How to export "Document with entities from spaCy" for use in doccano

3k Views Asked by At

I want to train my model with doccano or an other "Open source text annotation tool" and continuously improve my model.

For that my understanding is, that I can import annotated data to doccano in a format described here: doccano import

So for a first step I have loaded a model and created a doc:

text = "Test text that should be annotated for Michael Schumacher" 
nlp = spacy.load('en_core_news_sm')
doc = nlp(text)

I know I can export the jsonl format (with text and annotated labels) from doccano and train a model with it but I want to know how to export that data from a spaCy doc in python so that i can import it to doccano.

Thanks in advance.

4

There are 4 best solutions below

0
On BEST ANSWER

Doccano and/or spaCy seem to have changed things and there are now some flaws in the accepted answer. This revised version should be more correct with spaCy 3.1 and Doccano as of 8/1/2021...

def text_to_doccano(text):
    """
    :text (str): source text
    Returns (list (dict)): deccano format json
    """
    djson = list()
    doc = nlp(text)
    for sent in doc.sents:
        labels = list()
        for e in sent.ents:
            labels.append([e.start_char - sent.start_char, e.end_char - sent.start_char, e.label_])
        djson.append({'text': sent.text, "label": labels})
    return djson

The differences:

  1. labels becomes singular label in the JSON (?!?)
  2. e.start_char and e.end_char are actually (now?) the start and end within the document, not within the sentence...so you have to offset them by the position of the sentence within the document.
0
On

I have used Doccano annotation tool, to generate annotation, I have exported .jsonl file from Doccano Converted to .spaCy training format using following cutomized code.

Step to Follow:

Step 1 : Use doccano tool to annotate the data.
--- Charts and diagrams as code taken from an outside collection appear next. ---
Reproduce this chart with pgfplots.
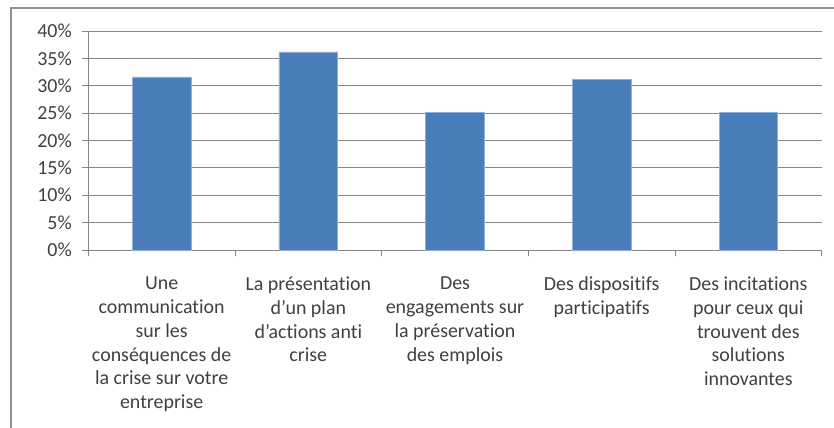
\documentclass[border=0pt]{standalone}
\usepackage{fontspec}
\setmainfont[Ligatures=NoCommon]{Carlito}
\usepackage{pgfplots}
\pgfplotsset{compat=1.18}
\definecolor{barblue}{RGB}{74,126,187}
\definecolor{baredge}{RGB}{140,175,215}
\definecolor{gridgray}{RGB}{134,134,134}
\definecolor{txt}{RGB}{64,64,64}
\begin{document}
\begin{tikzpicture}
\begin{axis}[
  at={(0,0)}, anchor=south west,
  scale only axis,
  width=733.4bp, height=219bp,
  xmin=-0.5, xmax=4.5,
  ymin=0, ymax=40,
  axis x line*=bottom, axis y line*=left,
  axis line style={gridgray, line width=0.8bp, -},
  xtick={-0.5,0.5,1.5,2.5,3.5,4.5},
  x tick label as interval,
  xticklabels={{Une\\communication\\sur les\\conséquences de\\la crise sur votre\\entreprise},
    {La présentation\\d’un plan\\d’actions anti\\crise},
    {Des\\engagements sur\\la préservation\\des emplois},
    {Des dispositifs\\participatifs},
    {Des incitations\\pour ceux qui\\trouvent des\\solutions\\innovantes}},
  ytick={0,5,...,40},
  yticklabels={0\%,5\%,10\%,15\%,20\%,25\%,30\%,35\%,40\%},
  tick align=outside,
  major tick length=6bp,
  tick style={gridgray, line width=0.8bp},
  ymajorgrids,
  grid style={gridgray, line width=0.8bp},
  x tick label style={align=center, font=\fontsize{20}{24}\selectfont, text=txt, anchor=north, yshift=-17bp},
  y tick label style={font=\fontsize{20}{24}\selectfont, text=txt, xshift=-7bp},
  ybar, bar width=58.7bp,
]
\addplot[fill=barblue, draw=baredge, line width=0.6bp] coordinates {(0,31.6) (1,36.2) (2,25.2) (3,31.1) (4,25.2)};
\end{axis}
\draw[line width=1.5bp, color=gridgray!90] (-77.3bp,-200bp) -- (-77.3bp,242bp) -- (800bp,242bp);
\pgfresetboundingbox
\useasboundingbox (-88.3bp,-178bp) rectangle (745.7bp,250bp);
\end{tikzpicture}
\end{document}
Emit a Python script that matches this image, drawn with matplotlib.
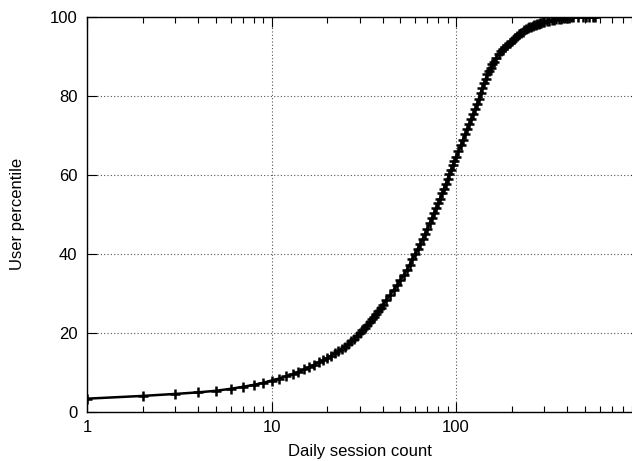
import matplotlib
matplotlib.use("Agg")
import matplotlib.pyplot as plt
from matplotlib.ticker import FixedLocator, NullFormatter

plt.rcParams["font.family"] = ["Liberation Sans", "DejaVu Sans"]
plt.rcParams["font.size"] = 12

# CDF of daily session count
sessions = [1, 2, 3, 4, 5, 6, 7, 8, 9, 10,
            11, 12, 13, 14, 15, 16, 17, 18, 19, 20,
            21, 22, 23, 24, 25, 26, 27, 28, 29, 30,
            31, 32, 33, 34, 35, 36, 37, 38, 39, 40,
            42, 44, 46, 48, 50, 52, 54, 56, 58, 60,
            62, 64, 66, 68, 70, 72, 74, 76, 78, 80,
            82, 84, 86, 88, 90, 92, 94, 96, 98, 100,
            103, 106, 109, 112, 115, 118, 121, 124, 127, 130,
            133, 136, 139, 142, 145, 148, 151, 154, 157, 160,
            165, 170, 175, 180, 185, 190, 195, 200, 205, 210,
            215, 220, 225, 230, 235, 240, 245, 250, 255, 260,
            265, 270, 275, 280, 285, 290, 295, 300, 310, 320,
            330, 340, 350, 360, 370, 380, 390, 400, 410, 420,
            430, 460, 490, 506, 527, 551, 567]
percentile = [3.3, 4.0, 4.5, 4.9, 5.3, 5.8, 6.3, 6.8, 7.3, 7.9,
              8.4, 9.0, 9.5, 10.1, 10.7, 11.3, 11.9, 12.5, 13.0, 13.6,
              14.2, 14.8, 15.3, 15.9, 16.5, 17.1, 17.8, 18.5, 19.2, 19.9,
              20.6, 21.3, 22.0, 22.7, 23.4, 24.1, 24.8, 25.6, 26.3, 27.0,
              28.3, 29.6, 30.9, 32.1, 33.3, 34.6, 35.9, 37.2, 38.6, 40.0,
              41.2, 42.5, 43.8, 45.1, 46.4, 47.7, 49.0, 50.3, 51.6, 52.8,
              54.0, 55.3, 56.5, 57.7, 59.0, 60.2, 61.3, 62.4, 63.5, 64.5,
              66.0, 67.5, 68.9, 70.3, 71.6, 72.9, 74.1, 75.4, 76.6, 77.9,
              79.3, 80.8, 82.1, 83.3, 84.4, 85.5, 86.4, 87.2, 88.0, 88.7,
              89.7, 90.6, 91.3, 91.9, 92.5, 93.0, 93.5, 94.0, 94.4, 94.8,
              95.2, 95.6, 96.0, 96.3, 96.6, 96.9, 97.2, 97.4, 97.55, 97.7,
              97.85, 98.0, 98.15, 98.3, 98.45, 98.6, 98.7, 98.8, 99.0, 99.1,
              99.2, 99.3, 99.4, 99.5, 99.6, 99.7, 99.75, 99.8, 99.85, 99.9,
              99.9, 100.0, 100.0, 100.0, 100.0, 100.0, 100.0]

x_ticks = [1, 10, 100]
x_tick_labels = ["1", "10", "100"]
y_ticks = [0, 20, 40, 60, 80, 100]

fig = plt.figure(figsize=(6.32, 4.61), dpi=100)
# axes reach past the right edge, as in the reference (x = 1000 is cut off)
ax = fig.add_axes([87 / 632, 49.3 / 461, 553.5 / 632, 394.7 / 461])

ax.plot(sessions, percentile, color="black", linewidth=1.8,
        marker="+", markersize=6.5, markeredgewidth=1.8)

ax.set_xscale("log")
ax.set_xlim(1, 1000)
ax.set_ylim(0, 100)

ax.set_xticks(x_ticks)
ax.set_xticklabels(x_tick_labels)
minor = [m * d for d in (1, 10, 100) for m in range(2, 10)]
ax.xaxis.set_minor_locator(FixedLocator(minor))
ax.xaxis.set_minor_formatter(NullFormatter())
ax.set_yticks(y_ticks)

ax.tick_params(which="major", direction="in", length=7, width=0.8,
               top=True, right=True, labelsize=12)
ax.tick_params(which="minor", direction="in", length=4, width=0.8,
               top=True, right=True)
ax.tick_params(axis="x", pad=6)
ax.tick_params(axis="y", pad=7)

ax.grid(True, which="major", color="#555555", linestyle=(0, (1, 2)), linewidth=0.8)
ax.set_axisbelow(True)
for s in ax.spines.values():
    s.set_linewidth(1.0)

ax.set_xlabel("Daily session count")
ax.set_ylabel("User percentile")
ax.xaxis.set_label_coords((360 - 87) / 553.5, -0.082)
ax.yaxis.set_label_coords(-0.112, 0.5)

fig.savefig("out.png", dpi=100)
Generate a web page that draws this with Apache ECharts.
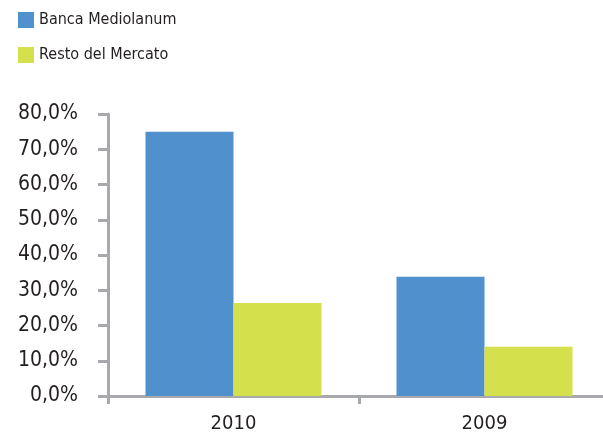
<!DOCTYPE html>
<html><head><meta charset="utf-8">
<script src="https://cdn.jsdelivr.net/npm/echarts@6/dist/echarts.min.js"></script>
<style>html,body{margin:0;padding:0;background:#fff;overflow:hidden}#c{width:610px;height:434px}</style>
</head><body><div id="c"></div>
<script>
const categories = ['2010', '2009'];
const seriesNames = ['Banca Mediolanum', 'Resto del Mercato'];
const bancaMediolanum = [75.0, 33.8];
const restoDelMercato = [26.4, 14.0];
const yTicks = { min: 0, max: 80, interval: 10 };

const FONT = '"DejaVu Sans Condensed", "DejaVu Sans", sans-serif';
const AXIS = '#a7a9ac';
const chart = echarts.init(document.getElementById('c'));
chart.setOption({
  animation: false,
  legend: {
    orient: 'vertical', left: 18, top: 12, padding: 0,
    itemWidth: 16, itemHeight: 16, itemGap: 19,
    icon: 'rect',
    textStyle: { fontFamily: FONT, fontSize: 16, color: '#231f20' },
    data: seriesNames
  },
  grid: { left: 108, right: 0, top: 114, bottom: 36 },
  xAxis: {
    type: 'category', data: categories,
    axisLine: { lineStyle: { color: AXIS, width: 3 } },
    axisTick: { show: true, length: 8, lineStyle: { color: AXIS, width: 3 } },
    axisLabel: { fontFamily: FONT, fontSize: 20, color: '#231f20', margin: 18 }
  },
  yAxis: {
    type: 'value', min: yTicks.min, max: yTicks.max, interval: yTicks.interval,
    axisLine: { show: true, lineStyle: { color: AXIS, width: 3 } },
    axisTick: { show: true, length: 10, lineStyle: { color: AXIS, width: 3 } },
    splitLine: { show: false },
    axisLabel: { fontFamily: FONT, fontSize: 21, color: '#231f20', margin: 30,
      formatter: v => v.toFixed(1).replace('.', ',') + '%' }
  },
  series: [
    { name: seriesNames[0], type: 'bar', data: bancaMediolanum, barWidth: 88, barGap: '0%',
      itemStyle: { color: '#4f90cd' } },
    { name: seriesNames[1], type: 'bar', data: restoDelMercato, barWidth: 88, barGap: '0%',
      itemStyle: { color: '#d5e04d' } }
  ]
});
</script></body></html>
Step 2 : Export annotation file from Doccano which is in .jsonl format.

Step 3 : Pass that .jsonl file to fillterDoccanoData("./root.jsonl") function in below code, In my case I have root.jsonl for me, you can use your own.

Step 4 : User the following code to convert your .jsonl file to .spacy training file.

Step 5 : You can find train.spacy in your working directory as a result finally.

Thanks

import spacy
from spacy.tokens import DocBin
from tqdm import tqdm
import logging
import json

#filtter data to convert in spacy format
def fillterDoccanoData(doccano_JSONL_FilePath):
    try:
        training_data = []
        lines=[]
        with open(doccano_JSONL_FilePath, 'r') as f:
            lines = f.readlines()

        for line in lines:
            data = json.loads(line)
            text = data['data']
            entities = data['label']
            if len(entities)>0:
                training_data.append((text, {"entities" : entities}))
        return training_data
    except Exception as e:
        logging.exception("Unable to process " + doccano_JSONL_FilePath + "\n" + "error = " + str(e))
        return None

#read Doccano Annotation file .jsonl
TRAIN_DATA=fillterDoccanoData("./root.jsonl") #root.jsonl is annotation file name file name 

nlp = spacy.blank("en") # load a new spacy model
db = DocBin() # create a DocBin object
for text, annot in tqdm(TRAIN_DATA): # data in previous format
    doc = nlp.make_doc(text) # create doc object from text
    ents = []
    for start, end, label in annot["entities"]: # add character indexes
        span = doc.char_span(start, end, label=label, alignment_mode="contract")
        if span is None:
            print("Skipping entity")
        else:
            ents.append(span)
    try:
        doc.ents = ents # label the text with the ents
        db.add(doc)
    except:
        print(text, annot)
db.to_disk("./train.spacy") # save the docbin object
1
On

I had a similar task recently, here is how I did it:

import spacy
nlp = spacy.load('en_core_news_sm')

def text_to_doccano(text):
    """
    :text (str): source text
    Returns (list (dict)): deccano format json
    """
    djson = list()
    doc = nlp(text)
    for sent in doc.sents:
        labels = list()
        for e in sent.ents:
            labels.append([e.start_char, e.end_char, e.label_])
        djson.append({'text': sent.text, "labels": labels})
    return djson

Based on your example ...

text = "Test text that should be annotated for Michael Schumacher."
djson = text_to_doccano(text)
print(djson)

... would print out:

[{'text': 'Test text that should be annotated for Michael Schumacher.', 'labels': [[39, 57, 'PERSON']]}]

On a related note, when you save the results to a file the standard json.dump approach for saving JSONs won't work as it would write it as a list of entries separated with commas. AFAIK, doccano expects one entry per line and without a trailing comma. In resolving this, the following snippet works like charm:

import json

open(filepath, 'w').write("\n".join([json.dumps(e) for e in djson]))

/Cheers

0
On

Spacy doesn't support this exact format out-of-the-box, but you should be able to write a custom function fairly easily. Take a look at spacy.gold.docs_to_json(), which shows a similar conversion to JSON.